Some 85 per cent of its total customer lending was UK prime retail mortgages at an average loan to value (LTV) band of 50 per cent, down from 52 per cent last year. The average LTV for new mortgage business came to 69 per cent, up from 66 per cent in 2021. 

The bank retained 81 per cent of borrowers whose mortgages matured in 2022, similar to the 83 per cent retention it saw in 2021. 

Overall, customer loans rose by four per cent or £9.1bn to £219.7bn, which it attributed to “strong mortgage growth”. 

Looking ahead, Santander said it expected mortgage lending growth to “slow sharply” as base rate increases dampen buyer demand. 

It also predicted that house prices would drop back to levels seen in 2021. Santander said the outlook seemed uncertain with a possible recession ahead and inflation eating into people’s disposable income. 

 

Profit rise 

Santander’s profit before tax rose by two per cent to £1.89bn which it owed to increased income and lower costs, which were partially offset by the higher credit impairment charges. 

Its underlying attributable profit of £255m in Q4 was down on the previous quarter’s £344m, which it said was affected by the anti-money laundering settlement reached with the Financial Conduct Authority (FCA) and the bank levy charge. 

The bank’s net interest margin rose to 2.06 per cent, up from 1.92 per cent in 2021 because of the increased base rate. In Q4, its net interest margin was up five basis points to 2.12 per cent. 

Its net interest income rose from £1.09bn to £1.12bn from Q3 to Q4, and annually this increased by 12 per cent to £4.5bn. 

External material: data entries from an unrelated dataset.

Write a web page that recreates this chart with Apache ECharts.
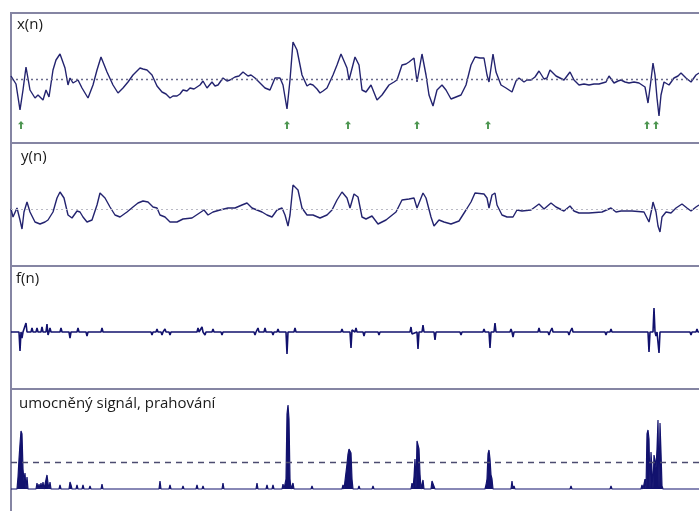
<!DOCTYPE html>
<html><head><meta charset="utf-8">
<script src="https://cdn.jsdelivr.net/npm/echarts@6/dist/echarts.min.js"></script>
<style>html,body{margin:0;padding:0;background:#fff}#c{width:699px;height:511px}</style>
</head><body><div id="c"></div>
<script>
// panel titles
const titles = ['x(n)', 'y(n)', 'f(n)', 'umocněný signál, prahování'];
// x(n): [sample n, value]
const xSignal = [[0,3],[2,1],[5,-5],[9,-31],[12,-11],[15,12],[19,-11],[24,-19],[27,-16],[29,-18],[32,-21],[35,-11],[38,-18],[42,9],[45,19],[49,25],[54,11],[57,-6],[59,1],[62,-4],[64,-2],[67,-1],[71,-9],[77,-19],[82,-6],[86,9],[90,22],[96,7],[102,-6],[107,-14],[112,-9],[117,-3],[122,4],[126,8],[129,11],[132,10],[136,9],[141,4],[146,-7],[151,-13],[155,-15],[159,-19],[162,-17],[166,-17],[169,-15],[172,-11],[176,-12],[179,-9],[183,-10],[186,-8],[189,-6],[192,-2],[196,-9],[201,-3],[204,-7],[207,-6],[212,1],[216,-2],[219,-1],[224,2],[228,3],[232,7],[234,5],[237,3],[240,4],[244,1],[249,-4],[254,-9],[259,-11],[264,1],[269,1],[272,-6],[276,-30],[279,-1],[282,37],[286,29],[291,4],[296,-7],[299,-5],[302,-6],[306,-10],[309,-14],[312,-12],[316,-9],[322,4],[326,14],[330,25],[336,11],[338,-1],[344,22],[348,14],[351,-11],[355,-13],[360,-6],[366,-21],[371,-16],[378,-6],[383,-3],[386,-1],[391,14],[395,15],[398,17],[403,21],[406,-3],[411,25],[415,4],[418,-16],[422,-27],[426,-11],[431,-6],[435,-11],[440,-20],[445,-18],[450,-16],[455,-6],[460,14],[464,22],[469,21],[473,21],[476,4],[478,-3],[482,25],[485,7],[490,-6],[495,-9],[501,-13],[505,-2],[508,1],[513,-3],[516,-1],[520,-1],[524,2],[528,8],[533,0],[536,1],[539,9],[542,6],[545,3],[549,1],[553,-1],[559,7],[563,-1],[568,-6],[573,-5],[578,-6],[583,-5],[588,-5],[595,-3],[598,3],[603,-4],[607,-2],[610,-1],[614,-3],[618,-4],[623,-3],[628,-4],[634,-8],[637,-24],[640,-1],[642,16],[644,4],[646,-19],[648,-37],[650,-16],[653,-3],[658,-6],[663,1],[667,3],[670,6],[675,1],[680,-3],[685,4],[688,6]];
// detected beats (arrows)
const beats = [10, 276, 337, 406, 477, 636, 645];
// y(n)
const ySignal = [[0,0],[1,-1],[2,-8],[6,1],[9,-11],[11,-20],[13,-3],[16,7],[19,-3],[24,-13],[29,-15],[34,-13],[37,-11],[42,-3],[46,11],[49,17],[53,11],[57,-6],[61,-9],[66,-2],[69,-3],[72,-8],[76,-13],[81,-11],[86,4],[89,16],[94,11],[99,2],[104,-6],[109,-8],[116,-3],[122,2],[127,6],[132,8],[137,7],[142,2],[146,1],[149,-6],[154,-8],[159,-13],[166,-13],[172,-10],[181,-9],[187,-5],[193,-1],[197,-6],[202,-3],[209,-1],[217,1],[224,1],[231,4],[236,6],[241,1],[246,-1],[251,-3],[256,-6],[261,-8],[266,-1],[271,1],[274,-6],[277,-17],[279,-6],[282,24],[287,19],[291,1],[296,-6],[302,-6],[309,-9],[316,-6],[321,-1],[326,9],[331,17],[336,11],[339,1],[343,15],[347,12],[351,-8],[355,-10],[361,-7],[367,-15],[375,-11],[385,-3],[391,9],[398,10],[403,11],[406,1],[408,1],[412,16],[415,11],[420,-8],[423,-17],[428,-11],[433,-13],[440,-15],[448,-12],[455,-1],[460,7],[464,16],[473,15],[476,11],[478,1],[481,14],[484,16],[486,4],[491,-6],[496,-8],[502,-8],[506,-1],[511,-2],[520,-1],[528,5],[533,0],[540,6],[545,2],[553,-2],[559,3],[563,-2],[568,-4],[578,-4],[591,-3],[600,1],[605,-3],[610,-2],[621,-2],[633,-3],[638,-13],[641,1],[642,7],[645,-3],[647,-17],[649,-23],[651,-8],[655,-3],[660,-4],[665,1],[671,5],[676,1],[680,-2],[685,2],[688,4]];
// f(n) spikes: [n, amplitude]
const fSpikes = [[9,-19],[11,-6],[15,9],[21,4],[26,4],[28,-2],[31,5],[36,8],[37,-3],[39,4],[50,4],[59,-6],[67,4],[76,-4],[91,4],[109,-2],[124,-2],[132,-2],[141,-3],[146,3],[151,-3],[154,3],[159,-3],[166,2],[172,-2],[187,4],[191,5],[194,-3],[202,3],[211,-3],[216,2],[236,-2],[244,-3],[247,4],[254,4],[262,-3],[267,3],[272,2],[276,-22],[284,4],[292,-2],[301,2],[309,-2],[331,3],[340,-16],[341,2],[345,4],[353,-4],[361,2],[368,-3],[393,2],[400,5],[401,-2],[407,-17],[412,7],[415,-2],[424,-8],[430,2],[440,-2],[450,-3],[466,2],[473,3],[479,-16],[484,9],[500,3],[502,-5],[515,-2],[528,4],[538,-3],[541,4],[558,-3],[561,4],[573,2],[581,-2],[595,-3],[600,3],[610,2],[621,-2],[631,2],[635,-2],[638,-20],[643,24],[645,-4],[648,-21],[655,2],[671,-2],[680,-3],[686,3]];
// squared signal bumps: [n, value]
const sqSpikes = [[7,12],[8,30],[9,45],[10,58],[11,55],[12,20],[13,8],[14,16],[16,12],[26,6],[28,5],[30,6],[32,7],[36,14],[37,6],[39,7],[49,4],[59,7],[60,4],[66,4],[72,4],[79,3],[91,5],[109,2],[149,8],[159,4],[172,3],[186,4],[192,3],[212,6],[246,6],[256,4],[262,4],[272,5],[275,10],[276,75],[277,84],[278,70],[279,10],[282,6],[301,3],[332,4],[336,25],[337,35],[338,40],[339,39],[340,36],[341,10],[348,3],[355,2],[362,3],[368,2],[401,6],[403,12],[404,30],[406,48],[407,50],[408,40],[409,15],[412,9],[421,8],[422,9],[423,8],[428,2],[441,2],[448,2],[466,2],[475,4],[476,10],[477,35],[478,39],[479,30],[480,14],[481,10],[501,8],[503,3],[528,2],[538,2],[560,3],[595,2],[600,3],[631,4],[634,10],[636,55],[637,59],[638,50],[640,37],[641,19],[643,34],[644,29],[645,21],[646,40],[647,69],[649,66],[650,37],[651,3],[671,1],[680,1],[686,1]];
const threshold = 27;

const NAVY = '#12126e';
const LINE = '#23236f';
const BORDER = '#8585a3';

function spikeLine(sp, last) {
  const out = [[0, 0]];
  for (let i = 0; i < sp.length; i++) {
    const n = sp[i][0];
    const prev = i > 0 ? sp[i - 1][0] : -10;
    const next = i < sp.length - 1 ? sp[i + 1][0] : 1e9;
    if (n - prev > 1) out.push([n - 1, 0]);
    out.push([n, sp[i][1]]);
    if (next - n > 1) out.push([n + 1, 0]);
  }
  out.push([last, 0]);
  return out;
}

const grids = [
  {left: 11, top: 13, width: 700, height: 130},
  {left: 11, top: 143, width: 700, height: 123},
  {left: 11, top: 266, width: 700, height: 123},
  {left: 11, top: 389, width: 700, height: 130}
].map(g => Object.assign(g, {show: true, borderColor: BORDER, borderWidth: 2, backgroundColor: 'transparent', containLabel: false, outerBoundsMode: 'none'}));

const yRanges = [[-64, 66], [-57, 66], [-57, 66], [-30, 100]];
const xAxes = grids.map((g, i) => ({type: 'value', gridIndex: i, min: 0, max: 700, show: false}));
const yAxes = yRanges.map((r, i) => ({type: 'value', gridIndex: i, min: r[0], max: r[1], show: false, splitLine: {show: false}}));

const titleFont = {fontFamily: 'Open Sans', fontSize: 15, color: '#1a1a1a', fontWeight: 'normal'};
const titlePos = [[17, 17], [21, 149], [16, 271], [19, 396]];

const chart = echarts.init(document.getElementById('c'), null, {renderer: 'canvas'});
chart.setOption({
  animation: false,
  backgroundColor: '#fff',
  title: titles.map((t, i) => ({text: t, left: titlePos[i][0], top: titlePos[i][1], padding: 0, textStyle: titleFont})),
  grid: grids,
  xAxis: xAxes,
  yAxis: yAxes,
  series: [
    {type: 'line', xAxisIndex: 0, yAxisIndex: 0, data: xSignal, showSymbol: false,
     lineStyle: {color: LINE, width: 1.4},
     markLine: {silent: true, symbol: 'none', label: {show: false},
       lineStyle: {color: '#6c6c8c', type: [2, 3], width: 1.3}, data: [{yAxis: 0}]}},
    {type: 'scatter', xAxisIndex: 0, yAxisIndex: 0, data: beats.map(n => [n, -46]),
     symbol: 'path://M5,0 L10,5 L6.6,5 L6.6,12 L3.4,12 L3.4,5 L0,5 Z', symbolSize: [6, 8],
     itemStyle: {color: '#1f7a24'}},
    {type: 'line', xAxisIndex: 1, yAxisIndex: 1, data: ySignal, showSymbol: false,
     lineStyle: {color: LINE, width: 1.4},
     markLine: {silent: true, symbol: 'none', label: {show: false},
       lineStyle: {color: '#b9b9c4', type: [2, 3], width: 1.2}, data: [{yAxis: 0}]}},
    {type: 'line', xAxisIndex: 2, yAxisIndex: 2, data: spikeLine(fSpikes, 688), showSymbol: false,
     lineStyle: {color: NAVY, width: 1.6}},
    {type: 'line', xAxisIndex: 3, yAxisIndex: 3, data: spikeLine(sqSpikes, 688), showSymbol: false,
     lineStyle: {color: NAVY, width: 1.2}, areaStyle: {color: NAVY, opacity: 1, origin: 0},
     markLine: {silent: true, symbol: 'none', label: {show: false},
       lineStyle: {color: '#4c4c70', type: [6, 5], width: 1.4}, data: [{yAxis: threshold}]}}
  ]
});
</script></body></html>
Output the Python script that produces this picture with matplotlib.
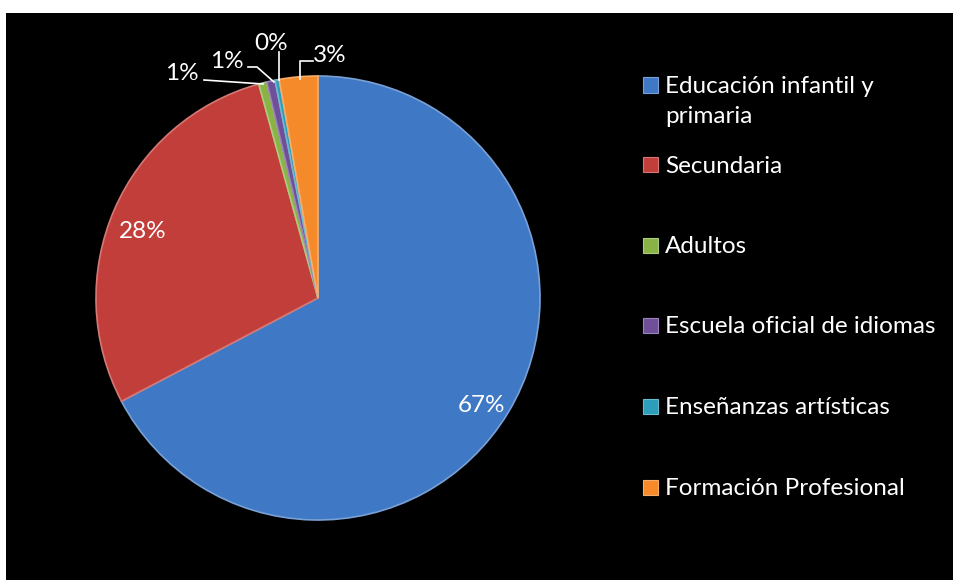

Mike Regnier, chief executive of Santander, said: “The global economic environment and rising cost of living have presented challenges for many of our customers and clients. Our focus has been to provide targeted and practical support, including advice on household budgeting and a toolkit for SMEs to help them through the ongoing inflationary pressures.” 

Regnier said it continued to support the UK’s transition to net zero and provided more than £6bn in green finance over 2022. 

He added: “The end of 2022 saw a marked slowdown in mortgage lending and, with an uncertain economic outlook for 2023, we will continue to focus on a prudent approach to risk while we help people and businesses prosper.”